Exercise
Retype only what runs from the first line of the listing to the line holding "import * as", both included. Do not retype the pictures.

Data lines
◆ ◆ ◆ ◆

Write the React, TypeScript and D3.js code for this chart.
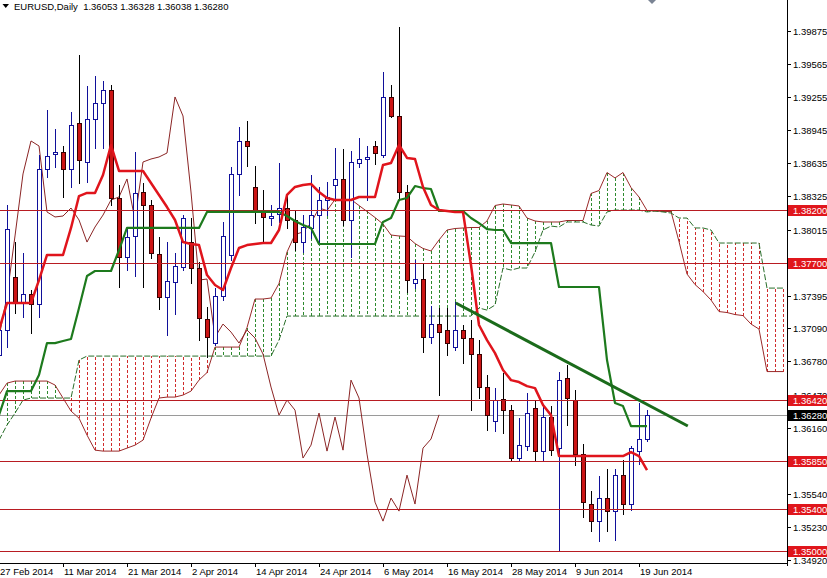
import React from "react";
import * as d3 from "d3";

// ---------- DATA ----------
const openP = [1.36840,1.37074,1.37571,1.37327,1.37411,1.37318,1.38582,1.38723,1.38742,1.38582,
 1.39013,1.38648,1.39051,1.39201,1.39323,1.38311,1.37758,1.37955,1.38367,1.38245,
 1.37786,1.37383,1.37524,1.37664,1.37898,1.37655,1.37177,1.36952,1.37392,1.37777,
 1.38536,1.38845,1.38414,1.38189,1.38123,1.38161,1.38217,1.38105,1.37898,1.38030,
 1.38151,1.38292,1.38433,1.38489,1.38105,1.38639,1.38676,1.38798,1.38714,1.39257,
 1.39079,1.38367,1.37514,1.37552,1.37008,1.37130,1.37074,1.36915,1.37074,1.36999,
 1.36849,1.36540,1.36221,1.36427,1.36324,1.35875,1.35987,1.36343,1.35940,1.36259,
 1.35968,1.36624,1.36418,1.35912,1.35444,1.35284,1.35500,1.35378,1.35715,1.35444,
 1.35940,1.36053];
const highP = [1.37355,1.38245,1.37898,1.37795,1.37449,1.38714,1.39135,1.38957,1.38798,1.39117,
 1.39651,1.39360,1.39454,1.39407,1.39370,1.38433,1.38039,1.38742,1.38451,1.38292,
 1.37945,1.37898,1.37795,1.38151,1.38123,1.37711,1.37289,1.37467,1.38086,1.38601,
 1.38976,1.39032,1.38611,1.38386,1.38245,1.38639,1.38339,1.38198,1.38151,1.38526,
 1.38414,1.38461,1.38779,1.38770,1.38751,1.38873,1.38798,1.38845,1.39491,1.39370,
 1.39913,1.38433,1.37730,1.37702,1.37299,1.37280,1.37280,1.37336,1.37121,1.37168,
 1.36980,1.36652,1.36530,1.36671,1.36371,1.36249,1.36484,1.36418,1.36362,1.36362,
 1.36680,1.36746,1.36512,1.36006,1.35565,1.35706,1.35771,1.35771,1.35856,1.35987,
 1.36390,1.36328];
const lowP = [1.36746,1.36915,1.37233,1.37196,1.37046,1.37196,1.38508,1.38601,1.38320,1.38414,
 1.38451,1.38461,1.38779,1.38779,1.38245,1.37477,1.37636,1.37580,1.37477,1.37749,
 1.37271,1.37027,1.37224,1.37636,1.37514,1.36980,1.36821,1.36933,1.37355,1.37730,
 1.38339,1.38611,1.38076,1.37889,1.38058,1.38086,1.38030,1.37823,1.37805,1.37936,
 1.37889,1.38151,1.38292,1.38058,1.37758,1.38601,1.38292,1.38629,1.38695,1.39070,
 1.38292,1.37430,1.37467,1.36868,1.36952,1.36465,1.36840,1.36886,1.36765,1.36324,
 1.36437,1.36137,1.36128,1.36109,1.35856,1.35846,1.35949,1.35846,1.35856,1.35903,
 1.35012,1.36184,1.35809,1.35322,1.35191,1.35097,1.35191,1.35106,1.35350,1.35387,
 1.35818,1.36038];
const closeP = [1.37074,1.38020,1.37327,1.37411,1.37318,1.38582,1.38704,1.38742,1.38582,1.38995,
 1.38667,1.39051,1.39201,1.39323,1.38311,1.37758,1.37945,1.38358,1.38245,1.37795,
 1.37383,1.37533,1.37674,1.38123,1.37655,1.37186,1.37008,1.37392,1.37955,1.38536,
 1.38845,1.38798,1.38180,1.38133,1.38142,1.38217,1.38105,1.37898,1.38039,1.38151,
 1.38292,1.38320,1.38489,1.38105,1.38648,1.38676,1.38695,1.38732,1.39257,1.39079,
 1.38367,1.37542,1.37552,1.37008,1.37130,1.37055,1.36952,1.37074,1.36999,1.36849,
 1.36540,1.36277,1.36418,1.36324,1.35875,1.35996,1.36296,1.35940,1.36259,1.35949,
 1.36605,1.36437,1.35912,1.35462,1.35284,1.35500,1.35378,1.35715,1.35444,1.35968,
 1.36053,1.36280];

const tenkanP = [1.37074,1.37327,1.37327,1.37327,1.37327,1.37542,1.37777,1.37777,1.37777,1.38030,
 1.38329,1.38358,1.38358,1.38526,1.38807,1.38564,1.38564,1.38564,1.38564,1.38451,
 1.38339,1.38226,1.38105,1.37898,1.37880,1.37870,1.37589,1.37496,1.37449,1.37655,
 1.37842,1.37870,1.37880,1.37889,1.37889,1.38011,1.38339,1.38414,1.38433,1.38442,
 1.38367,1.38311,1.38292,1.38292,1.38292,1.38320,1.38320,1.38320,1.38620,1.38639,
 1.38807,1.38686,1.38676,1.38414,1.38245,1.38198,1.38189,1.38180,1.38180,1.37683,
 1.37121,1.36980,1.36858,1.36699,1.36605,1.36587,1.36549,1.36530,1.36371,1.36277,
 1.35893,1.35893,1.35893,1.35893,1.35893,1.35893,1.35893,1.35893,1.35893,1.35931,
 1.35893,1.35762];
const kijunP = [1.36277,1.36502,1.36502,1.36502,1.36502,1.36652,1.36952,1.36952,1.36971,1.36990,
 1.37280,1.37580,1.37627,1.37627,1.37627,1.37823,1.38030,1.38030,1.38030,1.38030,
 1.38030,1.38030,1.38030,1.38030,1.38030,1.38030,1.38180,1.38180,1.38180,1.38180,
 1.38180,1.38180,1.38180,1.38180,1.38180,1.38180,1.38142,1.38095,1.38058,1.38030,
 1.37880,1.37880,1.37880,1.37880,1.37880,1.37880,1.37880,1.37880,1.38086,1.38123,
 1.38292,1.38311,1.38423,1.38404,1.38395,1.38189,1.38189,1.38189,1.38189,1.38123,
 1.38076,1.38020,1.38011,1.38011,1.37889,1.37889,1.37889,1.37889,1.37889,1.37889,
 1.37477,1.37477,1.37477,1.37477,1.37477,1.37477,1.36793,1.36390,1.36362,1.36174,
 1.36174,1.36174];
// Senkou span A for the first 26 cloud bars (earlier history not on the chart)
const senkouAEarly = [1.36465,1.36577,1.36596,1.36596,1.36596,1.36596,1.36596,1.36559,1.36437,1.36315,
 1.36249,1.36090,1.35949,1.35940,1.35940,1.35940,1.35968,1.35996,1.36043,1.36249,
 1.36437,1.36446,1.36446,1.36465,1.36502,1.36605];
const senkouB = [1.36043,1.36184,1.36296,1.36418,1.36437,1.36437,1.36437,1.36437,1.36437,1.36437,
 1.36793,1.36830,1.36830,1.36830,1.36830,1.36830,1.36830,1.36830,1.36830,1.36830,
 1.36830,1.36830,1.36830,1.36830,1.36830,1.36830,1.36830,1.36830,1.36830,1.36830,
 1.36830,1.36830,1.36830,1.36830,1.36830,1.36980,1.37205,1.37205,1.37205,1.37205,
 1.37205,1.37205,1.37205,1.37205,1.37205,1.37205,1.37205,1.37205,1.37205,1.37205,
 1.37205,1.37205,1.37205,1.37205,1.37205,1.37205,1.37205,1.37205,1.37205,1.37205,
 1.37280,1.37261,1.37308,1.37655,1.37636,1.37655,1.37655,1.37805,1.38011,1.38048,
 1.38039,1.38086,1.38086,1.38086,1.38058,1.38048,1.38180,1.38198,1.38198,1.38198,
 1.38198,1.38180,1.38189,1.38180,1.38170,1.38123,1.38123,1.38030,1.38030,1.38011,
 1.37889,1.37889,1.37889,1.37889,1.37889,1.37889,1.37467,1.37467,1.37467];

const levelPrices = [1.382, 1.377, 1.3642, 1.3585, 1.354, 1.35];
const levelLabels = ["1.38200", "1.37700", "1.36420", "1.35850", "1.35400", "1.35000"];
const currentPrice = 1.3628;
const currentLabel = "1.36280";
const priceTickLabels = ["1.39875","1.39565","1.39255","1.38945","1.38635","1.38325","1.38015","1.37705",
 "1.37395","1.37090","1.36780","1.36470","1.36160","1.35850","1.35540","1.35230","1.34920"];
const dateLabels = ["27 Feb 2014","11 Mar 2014","21 Mar 2014","2 Apr 2014","14 Apr 2014","24 Apr 2014",
 "6 May 2014","16 May 2014","28 May 2014","9 Jun 2014","19 Jun 2014"];
const dateBars = [0, 8, 16, 24, 32, 40, 48, 56, 64, 72, 80];
const trendBars = [57.1, 86.1];
const trendPrices = [1.37327, 1.36175];
const headerText = "EURUSD,Daily  1.36053 1.36328 1.36038 1.36280";

// ---------- CHART ----------
const W = 827, H = 578;
const PR = 787, PB = 563;
const FONT = "'Liberation Sans', Arial, sans-serif";

export default function App() {
  const x = d3.scaleLinear().domain([0, 80]).range([-1, 639]);
  const y = d3.scaleLinear().domain([1.3492, 1.39875]).range([560, 31]);
  const px = (i: number) => Math.round(x(i)) + 0.5;
  const ry = (p: number) => Math.round(y(p));

  const senkouA = senkouB.map((_, j) => (j < 26 ? senkouAEarly[j] : (tenkanP[j - 26] + kijunP[j - 26]) / 2));
  const chikou = closeP.slice(26);

  const line = d3.line<[number, number]>().x(d => x(d[0])).y(d => y(d[1]));
  const series = (arr: number[]) => line(arr.map((v, i) => [i, v] as [number, number])) || "";

  const BULL = "#10109a";
  const BEAR = "#cc1414";

  return (
    <svg width={W} height={H} style={{ position: "absolute", left: 0, top: 0, background: "#fff" }}
      xmlns="http://www.w3.org/2000/svg">
      <defs>
        <clipPath id="plot"><rect x={0} y={0} width={PR} height={PB} /></clipPath>
      </defs>
      <rect x={0} y={0} width={W} height={H} fill="#fff" />

      <g clipPath="url(#plot)">
        {/* current price line */}
        <line x1={0} x2={PR} y1={ry(currentPrice) + 0.5} y2={ry(currentPrice) + 0.5} stroke="#9a9a9a" strokeWidth={1} />

        {/* cloud hatch */}
        {senkouB.map((b, j) => {
          const a = senkouA[j];
          const green = a > b;
          return (
            <line key={"h" + j} x1={px(j)} x2={px(j)} y1={Math.round(y(a))} y2={Math.round(y(b))}
              stroke={green ? "#2e8a2e" : "#d02c2c"} strokeWidth={1} strokeDasharray="3,2" />
          );
        })}
        {/* cloud boundaries */}
        <path d={series(senkouA)} fill="none" stroke="#9a2a2a" strokeWidth={1} />
        <path d={series(senkouB)} fill="none" stroke="#2a6e2a" strokeWidth={1} strokeDasharray="6,2" />

        {/* chikou span */}
        <path d={series(chikou)} fill="none" stroke="#8b2525" strokeWidth={1} />

        {/* candles */}
        {openP.map((o, i) => {
          const c = closeP[i], h = highP[i], l = lowP[i];
          const xc = px(i);
          const bull = c >= o;
          const top = ry(Math.max(o, c)), bot = ry(Math.min(o, c));
          return (
            <g key={"c" + i}>
              <line x1={xc} x2={xc} y1={ry(h)} y2={ry(l) + 1} stroke={bull ? BULL : "#000"} strokeWidth={1} />
              <rect x={xc - 2} y={top + 0.5} width={4} height={Math.max(bot - top, 0.5)}
                fill={bull ? "#fff" : BEAR} stroke={bull ? BULL : "#3a0000"} strokeWidth={1} />
            </g>
          );
        })}

        {/* level lines */}
        {levelPrices.map((p, k) => (
          <line key={"l" + k} x1={0} x2={PR} y1={ry(p) + 0.5} y2={ry(p) + 0.5} stroke="#b81c22" strokeWidth={1} />
        ))}

        {/* kijun & tenkan */}
        <path d={series(kijunP)} fill="none" stroke="#1d7a1d" strokeWidth={2.2} strokeLinejoin="round" />
        <path d={series(tenkanP)} fill="none" stroke="#e0141c" strokeWidth={2.5} strokeLinejoin="round" />

        {/* trend line */}
        <line x1={x(trendBars[0])} y1={y(trendPrices[0])} x2={x(trendBars[1])} y2={y(trendPrices[1])}
          stroke="#1b6b1b" strokeWidth={3} />
      </g>

      {/* axes */}
      <line x1={PR + 0.5} x2={PR + 0.5} y1={0} y2={PB + 3} stroke="#000" strokeWidth={1} />
      <line x1={0} x2={PR + 1} y1={PB + 0.5} y2={PB + 0.5} stroke="#000" strokeWidth={1} />

      {priceTickLabels.map((t, k) => {
        const yy = ry(+t);
        return (
          <g key={"pt" + k}>
            <line x1={PR} x2={PR + 4} y1={yy + 0.5} y2={yy + 0.5} stroke="#000" />
            <text x={793} y={yy + 4} fontFamily={FONT} fontSize={9.5} fill="#000">{t}</text>
          </g>
        );
      })}

      {levelPrices.map((p, k) => {
        const yy = ry(p);
        return (
          <g key={"lb" + k}>
            <rect x={788} y={yy - 5} width={39} height={11} fill="#e0161c" />
            <text x={793} y={yy + 4} fontFamily={FONT} fontSize={9.5} fill="#fff">{levelLabels[k]}</text>
          </g>
        );
      })}
      <g>
        <rect x={788} y={ry(currentPrice) - 5} width={39} height={11} fill="#000" />
        <text x={793} y={ry(currentPrice) + 4} fontFamily={FONT} fontSize={9.5} fill="#fff">{currentLabel}</text>
      </g>

      {dateBars.map((b, k) => {
        const xx = Math.round(x(b)) + 0.5;
        return (
          <g key={"d" + k}>
            <line x1={xx} x2={xx} y1={PB} y2={PB + 4} stroke="#000" />
            <text x={Math.max(xx + 0.5, 0)} y={575} fontFamily={FONT} fontSize={9.5} fill="#000">{dateLabels[k]}</text>
          </g>
        );
      })}

      {/* header */}
      <path d="M2.5,4 L9,4 L5.75,8 Z" fill="#000" />
      <text x={14} y={10} fontFamily={FONT} fontSize={9.5} fill="#000" style={{ whiteSpace: "pre" }}>{headerText}</text>
      <path d="M648,0 L656,0 L652,4 Z" fill="#7a8494" />
    </svg>
  );
}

◆ ◆ ◆ ◆

Correct response
Write the React, TypeScript and D3.js code for this chart.
import React from "react";
import * as d3 from "d3";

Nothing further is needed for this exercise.